We need a monitoring system to update us about our several data centers. We can stay updated if the information about our processes reaches us, which is possible through logging. We’ll choose a pull strategy. Then, we’llextract our relevant metrics from the logs of the application. As discussed in our logging design, we used a distributed messaging queue. The message in the queue has the service name, ID, and a short description of the log. This will help us identify the metric and its information for a specific service. Exposing the relevant metrics to the data collector is necessary for monitoring any service so that our data collector can get the metrics from the service and store them into the time-series database.

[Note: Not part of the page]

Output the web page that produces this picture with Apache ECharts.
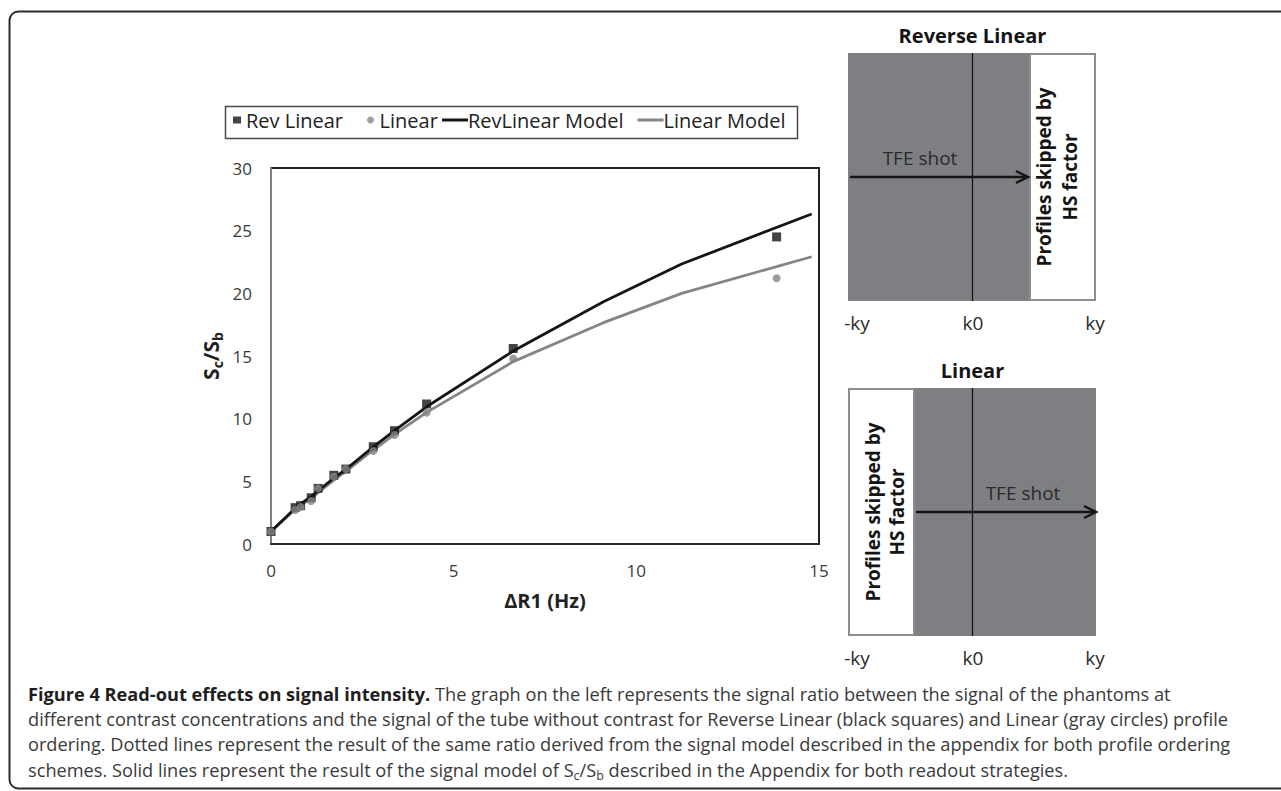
<!DOCTYPE html>
<html>
<head>
<meta charset="utf-8">
<title>Read-out effects on signal intensity</title>
<script src="https://cdn.jsdelivr.net/npm/echarts@6/dist/echarts.min.js"></script>
<style>
  html, body { margin: 0; padding: 0; background: #ffffff; }
  #chart { width: 1281px; height: 791px; }
</style>
</head>
<body>
<div id="chart"></div>
<script>
// Measured signal ratio Sc/Sb against ΔR1 (Hz)
const revLinearX = [0, 0.66, 0.81, 1.10, 1.29, 1.72, 2.05, 2.80, 3.38, 4.26, 6.63, 13.84];
const revLinearY = [1.0, 2.90, 3.06, 3.69, 4.44, 5.48, 5.98, 7.76, 9.04, 11.17, 15.6, 24.5];
const linearX = [0, 0.66, 0.81, 1.10, 1.29, 1.72, 2.05, 2.80, 3.38, 4.26, 6.63, 13.84];
const linearY = [1.0, 2.71, 2.95, 3.43, 4.44, 5.37, 5.98, 7.42, 8.70, 10.48, 14.8, 21.2];

// Signal model curves
const modelX = [0, 0.66, 0.81, 1.10, 1.29, 1.72, 2.05, 2.80, 3.38, 4.26, 6.63, 9.10, 11.24, 14.80];
const revLinearModel = [1.0, 2.85, 3.2, 3.8, 4.25, 5.25, 5.95, 7.75, 9.05, 10.95, 15.4, 19.33, 22.34, 26.33];
const linearModel = [1.0, 2.75, 3.1, 3.6, 4.1, 5.1, 5.8, 7.5, 8.75, 10.5, 14.55, 17.66, 20.0, 22.92];

// Axis ticks
const xTicks = [0, 5, 10, 15];
const yTicks = [0, 5, 10, 15, 20, 25, 30];

// k-space diagram labels
const kLabels = ['-ky', 'k0', 'ky'];
const panelTitles = ['Reverse Linear', 'Linear'];
const shotLabel = 'TFE shot';
const skippedLines = ['Profiles skipped by', 'HS factor'];

const seriesNames = ['Rev Linear', 'Linear', 'RevLinear Model', 'Linear Model'];

const captionLines = [
  '{b|Figure 4 Read-out effects on signal intensity.}{n| The graph on the left represents the signal ratio between the signal of the phantoms at}',
  '{n|different contrast concentrations and the signal of the tube without contrast for Reverse Linear (black squares) and Linear (gray circles) profile}',
  '{n|ordering. Dotted lines represent the result of the same ratio derived from the signal model described in the appendix for both profile ordering}',
  '{n|schemes. Solid lines represent the result of the signal model of S}{s|c}{n|/S}{s|b}{n| described in the Appendix for both readout strategies.}'
];

const pairs = (xs, ys) => xs.map((x, i) => [x, ys[i]]);

const FONT = '"Open Sans", "DejaVu Sans", sans-serif';
const DARK = '#151515';
const GRAY = '#858585';
const PANEL = '#7e7f83';

const chart = echarts.init(document.getElementById('chart'), null, { renderer: 'svg' });

// ---- k-space diagrams -------------------------------------------------------
function panel(top, titleY, labelY, skippedLeft) {
  const left = 848, width = 248, height = 248, mid = 972.5;
  const whiteW = 67;
  const els = [];
  const whiteX = skippedLeft ? left : left + width - whiteW;
  const grayX = skippedLeft ? left + whiteW : left;
  els.push({ type: 'rect', shape: { x: grayX, y: top, width: width - whiteW, height: height },
             style: { fill: PANEL }, z: 1 });
  els.push({ type: 'rect', shape: { x: whiteX + 1, y: top + 1, width: whiteW - 2, height: height - 2 },
             style: { fill: '#ffffff', stroke: '#8e8e8e', lineWidth: 2 }, z: 1 });
  els.push({ type: 'line', shape: { x1: mid, y1: top, x2: mid, y2: top + height },
             style: { stroke: DARK, lineWidth: 1.3 }, z: 2 });
  const ay = top + 124;
  const ax1 = skippedLeft ? left + whiteW + 1 : left + 2;
  const ax2 = skippedLeft ? left + width : left + width - whiteW - 1;
  els.push({ type: 'line', shape: { x1: ax1, y1: ay, x2: ax2 - 2, y2: ay },
             style: { stroke: DARK, lineWidth: 2.5 }, z: 3 });
  els.push({ type: 'polyline', shape: { points: [[ax2 - 12, ay - 6], [ax2, ay], [ax2 - 12, ay + 6]] },
             style: { stroke: DARK, lineWidth: 2.5, fill: null }, z: 3 });
  const shotX = skippedLeft ? 1023 : 920;
  els.push({ type: 'text', x: shotX, y: ay - 19, z: 4,
             style: { text: shotLabel, font: '19px ' + FONT, fill: '#2a2a2a', align: 'center', verticalAlign: 'middle' } });
  const sx = skippedLeft ? [873, 897] : [1044, 1070];
  skippedLines.forEach((t, i) => {
    els.push({ type: 'text', x: sx[i], y: ay, rotation: Math.PI / 2, z: 4,
               style: { text: t, font: 'bold 19px ' + FONT, fill: DARK, align: 'center', verticalAlign: 'middle' } });
  });
  els.push({ type: 'text', x: mid, y: titleY, z: 4,
             style: { text: skippedLeft ? panelTitles[1] : panelTitles[0], font: 'bold 20px ' + FONT,
                      fill: DARK, align: 'center', verticalAlign: 'middle' } });
  const lx = [857, 973, 1095];
  kLabels.forEach((t, i) => {
    els.push({ type: 'text', x: lx[i], y: labelY, z: 4,
               style: { text: t, font: '19px ' + FONT, fill: '#2a2a2a', align: 'center', verticalAlign: 'middle' } });
  });
  return els;
}

const graphics = [
  // figure frame
  { type: 'rect', shape: { x: 9.5, y: 11.5, width: 1290, height: 777, r: 9 },
    style: { fill: null, stroke: '#2a2a2a', lineWidth: 2 }, z: 0 },
  // legend frame
  { type: 'rect', shape: { x: 225.5, y: 106.5, width: 572, height: 32 },
    style: { fill: null, stroke: '#4a4a4a', lineWidth: 1.5 }, z: 0 }
].concat(panel(53, 35, 323, false), panel(388, 370, 658, true));

captionLines.forEach((t, i) => {
  graphics.push({
    type: 'text', x: 28, y: 694 + i * 25.2, z: 5,
    style: {
      text: t, align: 'left', verticalAlign: 'middle',
      rich: {
        b: { font: 'bold 18.2px ' + FONT, fill: '#1e1e1e', lineHeight: 24, verticalAlign: 'middle' },
        n: { font: '18.2px ' + FONT, fill: '#3a3a3a', lineHeight: 24, verticalAlign: 'middle' },
        s: { font: '12.5px ' + FONT, fill: '#3a3a3a', lineHeight: 9, verticalAlign: 'bottom' }
      }
    }
  });
});

const legendText = { fontFamily: FONT, fontSize: 20, color: '#222222' };

const option = {
  backgroundColor: '#ffffff',
  animation: false,
  textStyle: { fontFamily: FONT },
  grid: { left: 271, top: 168, width: 548, height: 376, show: true,
          borderColor: '#222222', borderWidth: 2, backgroundColor: 'transparent' },
  legend: [
    { data: seriesNames.slice(0, 2), left: 233, top: 110, padding: 0, itemGap: 24,
      itemWidth: 8, itemHeight: 7, symbolKeepAspect: true,
      textStyle: Object.assign({ padding: [0, 0, 0, 0] }, legendText) },
    { data: seriesNames.slice(2).map(n => ({ name: n, icon: 'rect' })), left: 442, top: 110, padding: 0,
      itemGap: 14, itemWidth: 26, itemHeight: 3,
      textStyle: Object.assign({ padding: [0, 0, 0, -5] }, legendText) }
  ],
  xAxis: {
    type: 'value', min: xTicks[0], max: xTicks[xTicks.length - 1], interval: 5,
    axisLine: { show: true, onZero: false, lineStyle: { color: '#2a2a2a', width: 2 } },
    axisTick: { show: false }, splitLine: { show: false },
    axisLabel: { fontFamily: FONT, fontSize: 17, color: '#3a3a3a', margin: 18 },
    name: 'ΔR1 (Hz)', nameLocation: 'middle', nameGap: 46,
    nameTextStyle: { fontFamily: FONT, fontSize: 20, fontWeight: 'bold', color: '#222222' }
  },
  yAxis: {
    type: 'value', min: yTicks[0], max: yTicks[yTicks.length - 1], interval: 5,
    axisLine: { show: true, onZero: false, lineStyle: { color: '#7f7f7f', width: 2 } },
    axisTick: { show: false }, splitLine: { show: false },
    axisLabel: { fontFamily: FONT, fontSize: 17, color: '#3a3a3a', margin: 19 },
    name: '{m|S}{s|c}{m|/S}{s|b}', nameLocation: 'middle', nameGap: 47, nameRotate: 90,
    nameTextStyle: {
      rich: {
        m: { fontFamily: FONT, fontSize: 21, fontWeight: 'bold', color: '#222222', lineHeight: 26, verticalAlign: 'middle' },
        s: { fontFamily: FONT, fontSize: 14, fontWeight: 'bold', color: '#222222', lineHeight: 10, verticalAlign: 'bottom' }
      }
    }
  },
  series: [
    { name: seriesNames[2], type: 'line', data: pairs(modelX, revLinearModel), symbol: 'none',
      lineStyle: { color: DARK, width: 2.8 }, itemStyle: { color: DARK }, z: 2 },
    { name: seriesNames[3], type: 'line', data: pairs(modelX, linearModel), symbol: 'none',
      lineStyle: { color: GRAY, width: 2.8 }, itemStyle: { color: GRAY }, z: 1 },
    { name: seriesNames[0], type: 'scatter', data: pairs(revLinearX, revLinearY), symbol: 'rect',
      symbolSize: 9, itemStyle: { color: DARK }, z: 3 },
    { name: seriesNames[1], type: 'scatter', data: pairs(linearX, linearY), symbol: 'circle',
      symbolSize: 8, itemStyle: { color: GRAY }, z: 4 }
  ],
  graphic: graphics
};

chart.setOption(option);
</script>
</body>
</html>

A real-world example of a monitoring system based on the pull-based approach is DigitalOcean. It monitors millions of machines that are dispersed globally.

Point to Ponder

Question

What are some drawbacks of using a push-based approach?

Hide Answer

The push-based monitoring tool collects metric data from the applications and servers and sends it to a central collection platform. Each microservice sends its metrics to the monitoring system, resulting in a heavy traffic load on the infrastructure. This is how monitoring might become a bottleneck for business operations. The monitoring can be near real-time. However, if appropriate care isn’t taken, it can overwhelm the infrastructure with continual push requests from all services, resulting in network floods. We must also install daemons on each of these targets to send metrics to the monitoring server, which requires additional work.

Service discoverer#

The data collector is responsible for fetching metrics from the services it monitors. This way, the monitoring system doesn’t need to keep a track of services. Instead, it can find them using discoverer service. We’ll save the relative information of the services we have to monitor. We’ll use a service discovery solution and integrate with several platforms and tools, including EC2, Kubernetes, and Consul. This will allow us to discover which services we have to monitor. Similar dynamic discovery can be used for newly commissioned hardware.

Let’s add our newly identified component to our existing design.

Querying service#

We want a service to access the database and fetch the relevant query results. We need this because we want to view the errors like values of a particular node’s memory usage, or send an alert if a metric exceeds the set limit. Let’s add the two components we need along with querying.

Alert Manager#

The alert manager is responsible for sending alerts upon violations of set rules. It can send alerts as an email, a Slack message, and so on.

Dashboard#

We can set dashboards by using the collected metrics to display the required information—for example, the number of requests in the current week.

Let’s add the components discussed above, which completes our design of the monitoring system.

Our all-in-one monitoring service works for actively tracking systems and services. It collects and stores data, and it supports searches, graphs, and alerts.

Pros#

The design of our monitoring service ensures the smooth working of the operations and keeps an eye on signs of impending problems.

Our design avoids overloading the network traffic by fetching the data itself.
The monitoring service provides higher availability.

Cons#

The system seems scalable, but managing more servers to monitor can be a problem. For example, we have a dedicated server responsible for running the monitoring service. It can be a single point of failure (SPOF). To cater to SPOF, we can have a failover server for our monitoring system. Then, we also need to maintain consistency between actual and failover servers. However, such a design will also hit a scalability ceiling as the number of servers further increase.
Monitoring collects an enormous amount of data 24/7, and keeping it forever might not be feasible. We need a policy and mechanisms to delete unwanted data periodically to efficiently utilize the resources.

Let’s think of a way to overcome the problems with our monitoring service.

We used a pull-based strategy to avoid network congestion. This also allows the applications to be free of the aspect that they have to send the relevant monitoring data of to the system. Instead, the monitoring system fetches or pulls the data itself. To cater to scaling needs, we need to apply a push-based approach too. We’ll use a hybrid approach by combining our pull-based strategy with the push-based strategy.

We’ll keep using a pull-based strategy for several servers within a data center. We’ll also assign several monitoring servers for hundreds or thousands of servers within a data center—let’s say one server monitoring 5,000 servers. We’ll call them secondary monitoring servers.

Now, we’ll apply the push-based strategy. The secondary monitoring systems will push their data to a primary data center server. The primary data center server will push its data to a global monitoring service responsible for checking all the data centers spread globally.

We’ll use blob storage to store our excessive data, apply elastic search, and view our relevant stats using a visualizer. As our servers or data centers increase, we’ll add more monitoring systems. The design for this is given below.

Note: Using a hierarchy of systems for scaling is a common design pattern in system design. By increasing nodes on a level or introducing additional levels in the hierarchy, we get the ability to scale according to our current needs.